Germany Family Affairs Minister Kristina Schroeder said the information and skill agency would be a one-stop source of advice to municipalities seeking ways to check neo-Nazi recruiters.
She spoke after a day-long meeting in Berlin with church activists and youth workers.
A survey this week funded by parliament suggested many German schoolchildren use "Jew" as a term of abuse and 20 percent of Germans are latently anti-Semitic.
The new agency would advise youth workers on effective ways to thwart neo-Nazis. "We have to better grasp that attacks on minorities are attacks on ourselves as a whole," said Schroeder in Berlin after the meeting. However, she said her ministry's anti-Nazi annual budget of 24 million euros (31 million dollars) was unlikely to be expanded.
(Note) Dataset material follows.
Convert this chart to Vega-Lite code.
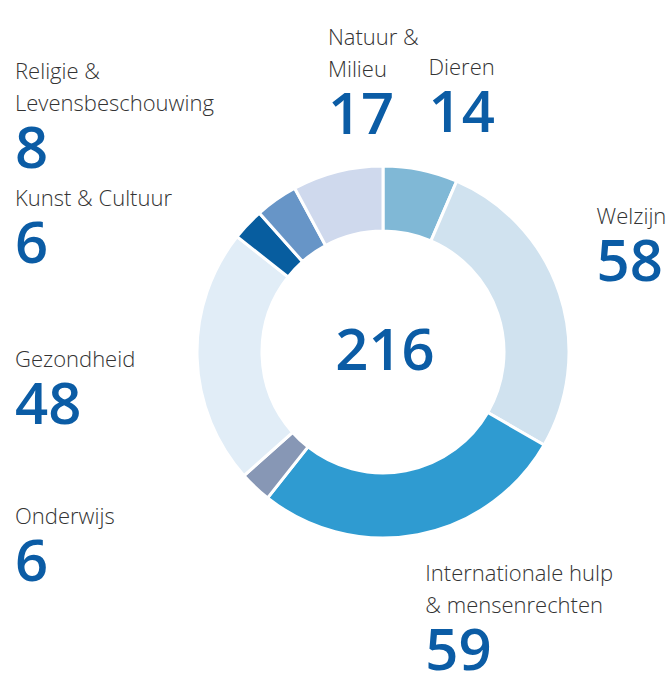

German Interior Minister Hans-Peter Friedrich said he wanted to deny neo-Nazis any refuge in society. "Only when we all actively stand up for democracy and tolerance can we root out right-wing extremism from our society," he said.
In November, police blamed three neo-Nazis who had met as teenagers in the 1990s for nine unsolved murders of immigrant shopkeepers and the shooting of a police officer. Two of the three killed themselves before arrest and the survivor is in custody, awaiting indictment.
The chairman of Germany's Central Council of Jews, Dieter Graumann, criticized the slow pace of the inquiry into the 10 killings. "The authorities are in continued hibernation in investigating these dreadful acts," he said in an interview.
A parliamentary commission of inquiry into the killings is scheduled to be set up on Thursday by a resolution in the Bundestag.